**YOUR INSTRUCTIONS:** Repeat all the material exactly; pictures stay out of your copy.

**PROVIDED MATERIAL:**
★ ★ ★

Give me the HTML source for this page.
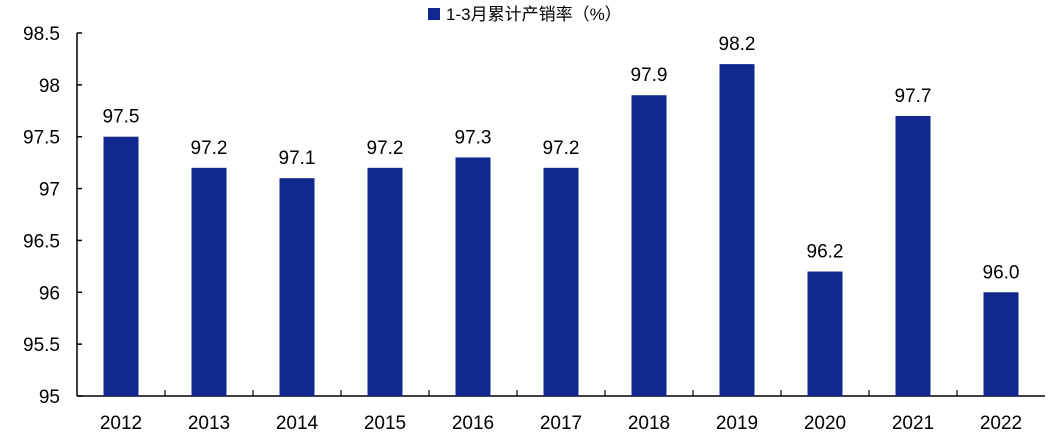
<!DOCTYPE html>
<html><head><meta charset="utf-8"><style>
body{margin:0;background:#fff;}
svg{display:block;font-family:"Liberation Sans","Noto Sans CJK SC",sans-serif;}
</style></head><body>
<svg width="1060" height="436" viewBox="0 0 1060 436">
<g id="legend">
<rect x="428" y="8" width="12" height="12" fill="#10288F"/>
<text x="446" y="20" font-size="17" fill="#000">1-3月累计产销率（%）</text>
</g>
<g id="axes"></g>
<g id="bars"></g>
</svg>
<script>
const categories=["2012","2013","2014","2015","2016","2017","2018","2019","2020","2021","2022"];
const values=[97.5,97.2,97.1,97.2,97.3,97.2,97.9,98.2,96.2,97.7,96.0];
const valueLabels=["97.5","97.2","97.1","97.2","97.3","97.2","97.9","98.2","96.2","97.7","96.0"];
const yTicks=[95,95.5,96,96.5,97,97.5,98,98.5];
const yTickLabels=["95","95.5","96","96.5","97","97.5","98","98.5"];
const NS="http://www.w3.org/2000/svg";
const x0=77,x1=1045,yTop=33,yBot=396,yMin=95,yMax=98.5;
const band=(x1-x0)/categories.length;
function y(v){return yBot-(v-yMin)/(yMax-yMin)*(yBot-yTop);}
function xc(i){return x0+band*(i+0.5);}
function mk(tag,attrs,parent){const e=document.createElementNS(NS,tag);for(const k in attrs)e.setAttribute(k,attrs[k]);parent.appendChild(e);return e;}
const ax=document.getElementById('axes'),bg=document.getElementById('bars');
yTicks.forEach((t,i)=>{
 const l=mk('line',{x1:x0,x2:x0+5,y1:y(t),y2:y(t),stroke:'#000','stroke-width':1.5},ax);
 
 
 const tx=mk('text',{x:60,y:y(t)+7,'font-size':19,'text-anchor':'end',fill:'#000'},ax);
 tx.textContent=yTickLabels[i];
 
 
});
categories.forEach((c,i)=>{
 if(i>0){const l=mk('line',{x1:x0+band*i,x2:x0+band*i,y1:yBot,y2:yBot-6,stroke:'#000','stroke-width':1.2},ax);
 
 }
 const tx=mk('text',{x:xc(i),y:yBot+33,'font-size':19,'text-anchor':'middle',fill:'#000'},ax);
 tx.textContent=c;
 
 
 const bw=35;
 const r=mk('rect',{x:xc(i)-bw/2,y:y(values[i]),width:bw,height:yBot-y(values[i]),fill:'#10288F'},bg);
 
 
 const vt=mk('text',{x:xc(i),y:y(values[i])-14,'font-size':19,'text-anchor':'middle',fill:'#000'},bg);
 vt.textContent=valueLabels[i];
 
 
});
const ya=mk('line',{x1:x0,x2:x0,y1:yTop,y2:yBot,stroke:'#000','stroke-width':1.5},ax);


const xa=mk('line',{x1:x0,x2:x1,y1:yBot,y2:yBot,stroke:'#000','stroke-width':1.5},ax);


</script>
</body></html>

★ ★ ★

**TASK ANSWER:**
Give me the HTML source for this page.
<!DOCTYPE html>
<html><head><meta charset="utf-8"><style>
body{margin:0;background:#fff;}
svg{display:block;font-family:"Liberation Sans","Noto Sans CJK SC",sans-serif;}
</style></head><body>
<svg width="1060" height="436" viewBox="0 0 1060 436">
<g id="legend">
<rect x="428" y="8" width="12" height="12" fill="#10288F"/>
<text x="446" y="20" font-size="17" fill="#000">1-3月累计产销率（%）</text>
</g>
<g id="axes"></g>
<g id="bars"></g>
</svg>
<script>
const categories=["2012","2013","2014","2015","2016","2017","2018","2019","2020","2021","2022"];
const values=[97.5,97.2,97.1,97.2,97.3,97.2,97.9,98.2,96.2,97.7,96.0];
const valueLabels=["97.5","97.2","97.1","97.2","97.3","97.2","97.9","98.2","96.2","97.7","96.0"];
const yTicks=[95,95.5,96,96.5,97,97.5,98,98.5];
const yTickLabels=["95","95.5","96","96.5","97","97.5","98","98.5"];
const NS="http://www.w3.org/2000/svg";
const x0=77,x1=1045,yTop=33,yBot=396,yMin=95,yMax=98.5;
const band=(x1-x0)/categories.length;
function y(v){return yBot-(v-yMin)/(yMax-yMin)*(yBot-yTop);}
function xc(i){return x0+band*(i+0.5);}
function mk(tag,attrs,parent){const e=document.createElementNS(NS,tag);for(const k in attrs)e.setAttribute(k,attrs[k]);parent.appendChild(e);return e;}
const ax=document.getElementById('axes'),bg=document.getElementById('bars');
yTicks.forEach((t,i)=>{
 const l=mk('line',{x1:x0,x2:x0+5,y1:y(t),y2:y(t),stroke:'#000','stroke-width':1.5},ax);
 
 
 const tx=mk('text',{x:60,y:y(t)+7,'font-size':19,'text-anchor':'end',fill:'#000'},ax);
 tx.textContent=yTickLabels[i];
 
 
});
categories.forEach((c,i)=>{
 if(i>0){const l=mk('line',{x1:x0+band*i,x2:x0+band*i,y1:yBot,y2:yBot-6,stroke:'#000','stroke-width':1.2},ax);
 
 }
 const tx=mk('text',{x:xc(i),y:yBot+33,'font-size':19,'text-anchor':'middle',fill:'#000'},ax);
 tx.textContent=c;
 
 
 const bw=35;
 const r=mk('rect',{x:xc(i)-bw/2,y:y(values[i]),width:bw,height:yBot-y(values[i]),fill:'#10288F'},bg);
 
 
 const vt=mk('text',{x:xc(i),y:y(values[i])-14,'font-size':19,'text-anchor':'middle',fill:'#000'},bg);
 vt.textContent=valueLabels[i];
 
 
});
const ya=mk('line',{x1:x0,x2:x0,y1:yTop,y2:yBot,stroke:'#000','stroke-width':1.5},ax);


const xa=mk('line',{x1:x0,x2:x1,y1:yBot,y2:yBot,stroke:'#000','stroke-width':1.5},ax);


</script>
</body></html>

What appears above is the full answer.